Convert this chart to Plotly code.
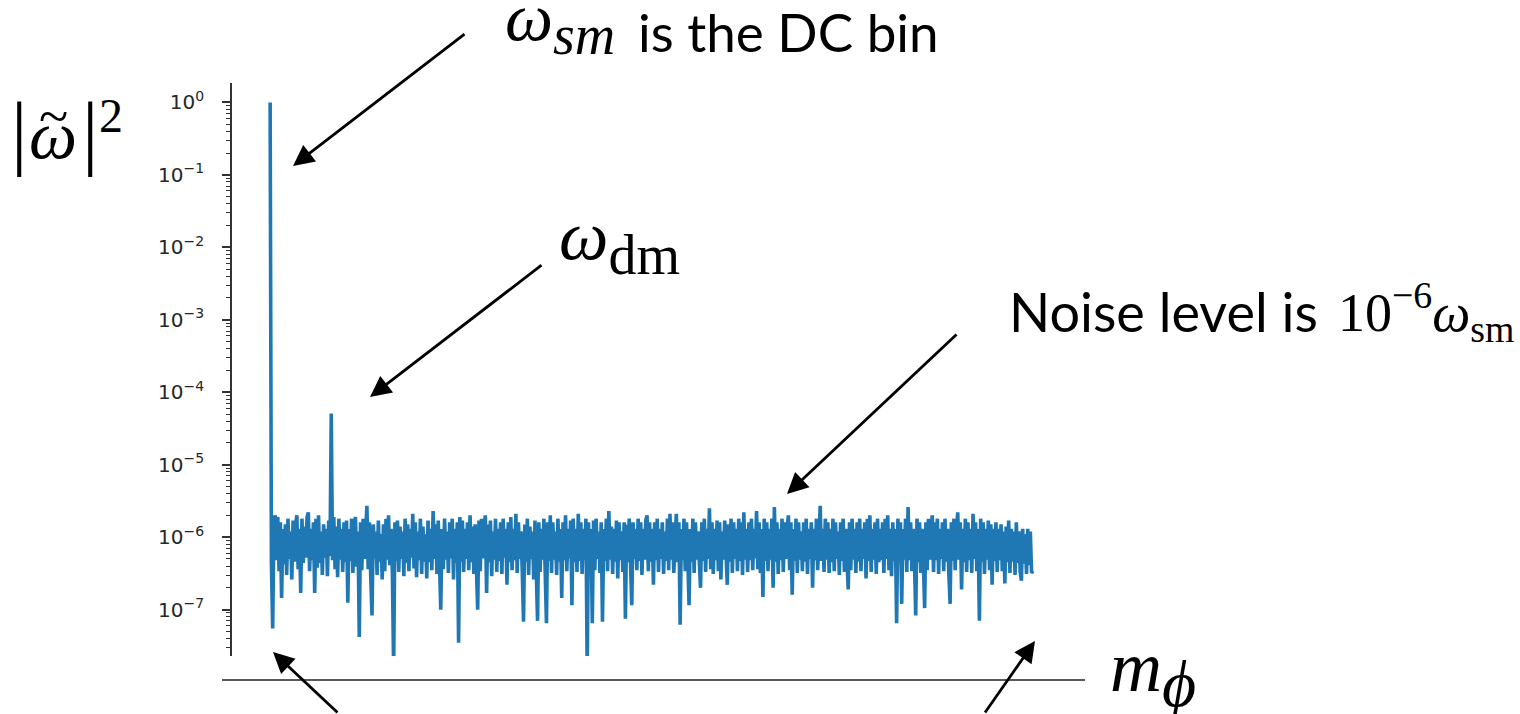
import plotly.graph_objects as go

# ---- data (|w~|^2 per azimuthal bin m) ----
power = [
    1.0, 4.5e-7, 5.5e-8, 1.7e-6, 2.0e-6, 4.8e-7, 1.9e-6, 3.4e-7, 1.6e-6, 1.45e-7,
    1.3e-6, 4.2e-7, 1.5e-6, 3.0e-7, 1.8e-6, 5.0e-7, 1.2e-6, 2.6e-7, 1.7e-6, 4.6e-7,
    1.5e-6, 2.0e-6, 3.6e-7, 1.3e-6, 1.7e-7, 1.8e-6, 4.4e-7, 1.4e-6, 5.2e-7, 1.9e-6,
    2.2e-6, 3.4e-7, 1.3e-6, 4.8e-7, 1.6e-6, 1.7e-7, 1.8e-6, 3.8e-7, 2.0e-6, 4.4e-7,
    1.2e-6, 3.0e-7, 1.5e-6, 5.2e-7, 1.3e-6, 2.9e-7, 1.7e-6, 5.5e-7, 5.1e-5, 4.8e-7,
    1.9e-6, 3.6e-7, 1.4e-6, 2.8e-7, 1.8e-6, 4.9e-7, 1.3e-6, 3.3e-7, 1.6e-6, 4.5e-7,
    1.7e-6, 1.25e-7, 1.3e-6, 4.7e-7, 1.8e-6, 3.2e-7, 1.5e-6, 1.9e-6, 3.9e-7, 1.2e-6,
    4.2e-8, 1.6e-6, 3.5e-7, 1.8e-6, 5.0e-7, 1.4e-6, 2.7e-6, 3.6e-7, 1.6e-6, 2.9e-7,
    8.3e-8, 1.5e-6, 5.1e-7, 1.2e-6, 3.0e-7, 1.7e-6, 4.6e-7, 1.1e-6, 2.6e-7, 1.5e-6,
    3.4e-7, 1.8e-6, 4.9e-7, 2.0e-6, 4.1e-7, 1.3e-6, 3.2e-7, 1.5e-8, 1.6e-6, 4.7e-7,
    1.7e-6, 3.3e-7, 1.4e-6, 5.0e-7, 1.2e-6, 2.9e-7, 1.8e-6, 4.4e-7, 1.5e-6, 3.4e-7,
    1.3e-6, 5.2e-7, 2.1e-6, 3.7e-7, 1.6e-6, 2.8e-7, 1.2e-6, 4.8e-7, 1.8e-6, 3.1e-7,
    1.4e-6, 4.6e-7, 1.1e-6, 2.7e-7, 1.7e-6, 4.5e-7, 1.3e-6, 3.5e-7, 2.3e-6, 5.0e-7,
    1.5e-6, 3.1e-7, 1.7e-6, 4.7e-7, 1.0e-7, 1.3e-6, 3.6e-7, 1.8e-6, 4.9e-7, 1.2e-6,
    3.2e-7, 1.6e-6, 5.1e-7, 1.8e-6, 2.6e-7, 1.3e-6, 4.4e-7, 1.6e-6, 3.5e-8, 1.9e-6,
    4.6e-7, 1.7e-6, 3.3e-7, 1.3e-6, 5.0e-7, 1.6e-6, 3.5e-7, 2.0e-6, 4.5e-7, 1.4e-6,
    3.1e-7, 1.5e-6, 4.8e-7, 1.0e-7, 1.7e-6, 3.4e-7, 1.8e-6, 5.1e-7, 1.3e-6, 2.0e-6,
    1.7e-7, 1.5e-6, 4.5e-7, 1.7e-6, 2.9e-7, 1.2e-6, 4.9e-7, 1.8e-6, 3.3e-7, 1.3e-6,
    4.7e-7, 1.6e-6, 3.1e-7, 1.8e-6, 5.2e-7, 1.3e-6, 2.2e-7, 1.6e-6, 4.5e-7, 1.9e-6,
    3.5e-7, 1.3e-6, 4.8e-7, 2.1e-6, 3.2e-7, 1.6e-6, 5.0e-7, 1.2e-6, 3.4e-7, 6.8e-8,
    1.5e-6, 4.6e-7, 1.8e-6, 3.0e-7, 1.4e-6, 5.0e-7, 1.2e-6, 2.6e-7, 1.7e-6, 4.4e-7,
    7.0e-8, 1.6e-6, 3.3e-7, 1.3e-6, 4.9e-7, 1.8e-6, 3.5e-7, 6.5e-8, 1.6e-6, 4.7e-7,
    2.0e-6, 3.2e-7, 1.6e-6, 4.9e-7, 1.2e-6, 3.0e-7, 1.8e-6, 4.6e-7, 1.3e-6, 1.45e-7,
    1.6e-6, 4.8e-7, 2.0e-6, 3.4e-7, 1.3e-6, 5.1e-7, 1.7e-6, 1.15e-7, 1.8e-6, 4.5e-7,
    1.3e-6, 3.3e-7, 2.1e-6, 4.7e-7, 1.6e-6, 3.1e-7, 1.3e-6, 4.9e-7, 1.8e-6, 1.5e-8,
    1.6e-6, 4.6e-7, 1.3e-6, 6.5e-8, 1.7e-6, 3.5e-7, 1.8e-6, 5.0e-7, 1.2e-6, 3.2e-7,
    1.6e-6, 6.8e-8, 1.3e-6, 4.7e-7, 1.8e-6, 3.4e-7, 2.3e-6, 4.9e-7, 1.4e-6, 3.1e-7,
    1.3e-6, 4.6e-7, 1.7e-6, 2.7e-7, 1.6e-6, 4.8e-7, 1.2e-6, 3.3e-7, 1.6e-6, 7.5e-8,
    1.5e-6, 4.5e-7, 1.8e-6, 3.2e-7, 1.15e-7, 1.6e-6, 5.0e-7, 1.3e-6, 3.5e-7, 1.8e-6,
    4.7e-7, 1.6e-6, 3.0e-7, 1.3e-6, 4.9e-7, 1.7e-6, 2.0e-6, 3.4e-7, 1.6e-6, 4.6e-7,
    1.3e-6, 2.2e-7, 1.6e-6, 4.8e-7, 1.8e-6, 3.3e-7, 1.3e-6, 5.0e-7, 1.6e-6, 3.1e-7,
    1.2e-6, 4.7e-7, 1.8e-6, 3.5e-7, 2.1e-6, 4.9e-7, 1.6e-6, 3.2e-7, 1.3e-6, 2.1e-6,
    4.5e-7, 1.6e-6, 6.2e-8, 1.3e-6, 4.8e-7, 1.8e-6, 3.4e-7, 1.6e-6, 5.0e-7, 1.15e-7,
    1.3e-6, 4.6e-7, 1.8e-6, 3.2e-7, 1.6e-6, 4.9e-7, 1.2e-6, 3.5e-7, 2.0e-7, 1.6e-6,
    4.7e-7, 1.8e-6, 3.3e-7, 1.3e-6, 5.0e-7, 2.5e-6, 3.6e-7, 1.6e-6, 3.1e-7, 1.3e-6,
    4.8e-7, 1.7e-6, 3.4e-7, 1.6e-6, 2.6e-7, 1.2e-6, 4.9e-7, 1.7e-6, 3.5e-7, 2.2e-7,
    1.5e-6, 4.6e-7, 1.8e-6, 3.2e-7, 1.6e-6, 5.0e-7, 1.3e-6, 3.4e-7, 1.8e-6, 4.7e-7,
    1.6e-6, 3.0e-7, 2.2e-6, 4.9e-7, 1.3e-6, 3.3e-7, 1.6e-6, 4.8e-7, 1.8e-6, 3.5e-7,
    1.3e-6, 5.1e-7, 2.3e-6, 3.6e-7, 1.6e-6, 3.2e-7, 1.3e-6, 1.5e-7, 1.8e-6, 4.7e-7,
    1.6e-6, 3.4e-7, 1.3e-6, 4.9e-7, 1.8e-6, 2.0e-7, 2.6e-6, 4.6e-7, 1.6e-6, 3.1e-7,
    1.3e-6, 4.8e-7, 1.8e-6, 3.3e-7, 1.6e-6, 5.0e-7, 1.3e-6, 2.0e-6, 3.5e-7, 1.6e-6,
    1.6e-7, 1.3e-6, 4.7e-7, 1.8e-6, 3.2e-7, 1.6e-6, 4.9e-7, 1.2e-6, 3.4e-7, 1.6e-6,
    4.6e-7, 1.8e-6, 3.1e-7, 1.3e-6, 5.0e-7, 1.6e-6, 2.0e-7, 1.3e-6, 4.8e-7, 1.8e-6,
    3.5e-7, 1.6e-6, 2.7e-6, 4.7e-7, 1.3e-6, 3.3e-7, 1.8e-6, 4.9e-7, 1.6e-6, 3.2e-7,
    1.3e-6, 4.5e-7, 1.8e-6, 3.4e-7, 1.6e-6, 5.0e-7, 1.2e-6, 3.0e-7, 1.6e-6, 4.7e-7,
    1.8e-6, 3.3e-7, 1.3e-6, 4.8e-7, 1.9e-7, 1.6e-6, 3.5e-7, 1.8e-6, 4.9e-7, 1.3e-6,
    3.2e-7, 1.6e-6, 4.6e-7, 1.8e-6, 3.4e-7, 1.3e-6, 5.0e-7, 1.6e-6, 2.7e-7, 1.8e-6,
    4.7e-7, 2.0e-6, 3.3e-7, 1.3e-6, 4.9e-7, 1.6e-6, 3.1e-7, 1.8e-6, 4.5e-7, 1.3e-6,
    4.8e-7, 1.6e-6, 3.2e-7, 1.8e-6, 5.0e-7, 2.0e-6, 3.5e-7, 1.3e-6, 2.9e-7, 1.6e-6,
    4.7e-7, 1.3e-6, 6.5e-8, 1.8e-6, 4.6e-7, 1.6e-6, 1.2e-7, 1.3e-6, 4.9e-7, 1.8e-6,
    3.3e-7, 2.6e-6, 4.8e-7, 1.6e-6, 3.4e-7, 1.3e-6, 5.0e-7, 8.3e-8, 1.8e-6, 4.5e-7,
    1.6e-6, 3.2e-7, 1.3e-6, 4.7e-7, 1.05e-7, 1.6e-6, 3.5e-7, 1.8e-6, 4.9e-7, 1.3e-6,
    2.0e-6, 3.3e-7, 1.6e-6, 4.8e-7, 1.8e-6, 3.1e-7, 1.3e-6, 5.0e-7, 1.6e-6, 3.4e-7,
    1.8e-6, 4.6e-7, 1.3e-6, 3.2e-7, 1.2e-7, 1.6e-6, 4.7e-7, 1.8e-6, 3.5e-7, 1.3e-6,
    2.2e-6, 4.9e-7, 1.6e-6, 1.9e-7, 1.3e-6, 4.5e-7, 1.8e-6, 3.3e-7, 1.6e-6, 4.8e-7,
    1.3e-6, 3.2e-7, 2.1e-6, 5.0e-7, 1.6e-6, 3.4e-7, 1.3e-6, 7.0e-8, 1.8e-6, 4.6e-7,
    1.6e-6, 3.1e-7, 1.3e-6, 4.9e-7, 1.7e-6, 3.5e-7, 1.5e-6, 2.2e-7, 1.3e-6, 4.7e-7,
    1.6e-6, 3.3e-7, 1.3e-6, 4.8e-7, 1.5e-6, 3.4e-7, 1.2e-6, 2.3e-7, 1.4e-6, 4.5e-7,
    1.7e-6, 3.2e-7, 1.3e-6, 4.6e-7, 1.2e-6, 3.0e-7, 1.6e-6, 4.4e-7, 1.2e-6, 3.4e-7,
    2.5e-7, 1.3e-6, 4.3e-7, 1.1e-6, 3.1e-7, 1.3e-6, 4.1e-7, 1.2e-6, 3.2e-7, 3.4e-7,
]
bins = list(range(len(power)))

tick_exponents = [0, -1, -2, -3, -4, -5, -6, -7]
tick_values = [10.0 ** e for e in tick_exponents]
tick_labels = ["10<sup>%s</sup>" % (str(e).replace("-", "\u2212")) for e in tick_exponents]
minor_values = [k * 10.0 ** e for e in range(-8, 1) for k in range(2, 10)]

# ---- layout geometry (pixels) ----
W, H = 1520, 714
L, R, T, B = 232, 1071, 83, 656


def px(x):
    return (x - L) / (R - L)


def py(y):
    return (B - y) / (B - T)


fig = go.Figure()
fig.add_trace(go.Scatter(x=bins, y=power, mode="lines",
                         line=dict(color="#1f77b4", width=3.6), hoverinfo="skip"))

n = len(power) - 1
fig.update_layout(
    template="none",
    width=W, height=H,
    margin=dict(l=L, r=W - R, t=T, b=H - B, pad=0),
    paper_bgcolor="white", plot_bgcolor="white",
    showlegend=False,
    xaxis=dict(visible=False, range=[-0.05 * n, 1.05 * n]),
    yaxis=dict(
        type="log", range=[-7.64, 0.268],
        showline=True, linecolor="#333333", linewidth=1.6,
        showgrid=False, zeroline=False,
        ticks="outside", ticklen=8, tickwidth=1.5, tickcolor="#333333",
        tickmode="array", tickvals=tick_values, ticktext=tick_labels,
        tickfont=dict(family="DejaVu Sans", size=20, color="#262626"),
        ticklabelstandoff=14,
        minor=dict(tickmode="array", tickvals=minor_values, ticks="outside",
                   ticklen=4.5, tickwidth=1.2, tickcolor="#333333"),
    ),
)

serif = "Liberation Serif"
sans = "Lato"

texts = [
    # (text, x, y, xanchor, family, size)
    ("|", 9, 131, "left", serif, 82),
    ("<i>\u03c9</i>", 53, 135, "center", serif, 68),
    ("|", 80, 131, "left", serif, 82),
    ("~", 53, 117, "center", serif, 54),
    ("2", 97, 115, "left", serif, 48),
    ("<i>\u03c9</i><sub><i><span style='font-size:56px'>sm</span></i></sub>",
     617, 23, "right", serif, 68),
    ("is the DC bin", 636, 32, "left", sans, 53),
    ("<i>\u03c9</i><sub><span style='font-size:56px'>dm</span></sub>",
     557, 241, "left", serif, 70),
    ("Noise level is", 1007, 311, "left", sans, 54),
    ("10<sup>\u22126</sup><i>\u03c9</i><sub>sm</sub>", 1336, 312, "left", serif, 54),
    ("<i>m</i><sub><i><span style='font-size:66px'>\u03d5</span></i></sub>",
     1108, 673, "left", serif, 72),
]
for t, x, y, xa, fam, sz in texts:
    fig.add_annotation(text=t, x=px(x), y=py(y), xref="paper", yref="paper",
                       xanchor=xa, yanchor="middle", showarrow=False,
                       font=dict(family=fam, size=sz, color="black"))

arrows = [
    # (tail_x, tail_y, head_x, head_y)
    (466, 33, 293, 166),
    (543, 264, 370, 397),
    (958, 333, 787, 494),
    (339, 716, 273, 652),
    (984, 716, 1035, 641),
]
for tx, ty, hx, hy in arrows:
    fig.add_annotation(text="", x=px(hx), y=py(hy), xref="paper", yref="paper",
                       ax=tx - hx, ay=ty - hy, axref="pixel", ayref="pixel",
                       showarrow=True, arrowhead=2, arrowsize=1.5, arrowwidth=2.8,
                       arrowcolor="black", standoff=0)

fig.add_shape(type="line", xref="paper", yref="paper",
              x0=px(222), x1=px(1085), y0=py(680), y1=py(680),
              line=dict(color="#222222", width=1.6))

fig.write_html("out.html", config={"displayModeBar": False},
               post_script="document.body.style.margin='0';document.body.style.overflow='hidden';")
○ ○ ○ ○
Work to do:
Without the pictures, return the listing above from its first line through the line that has "import plotly.graph_objects as go".

Solution:
Convert this chart to Plotly code.
import plotly.graph_objects as go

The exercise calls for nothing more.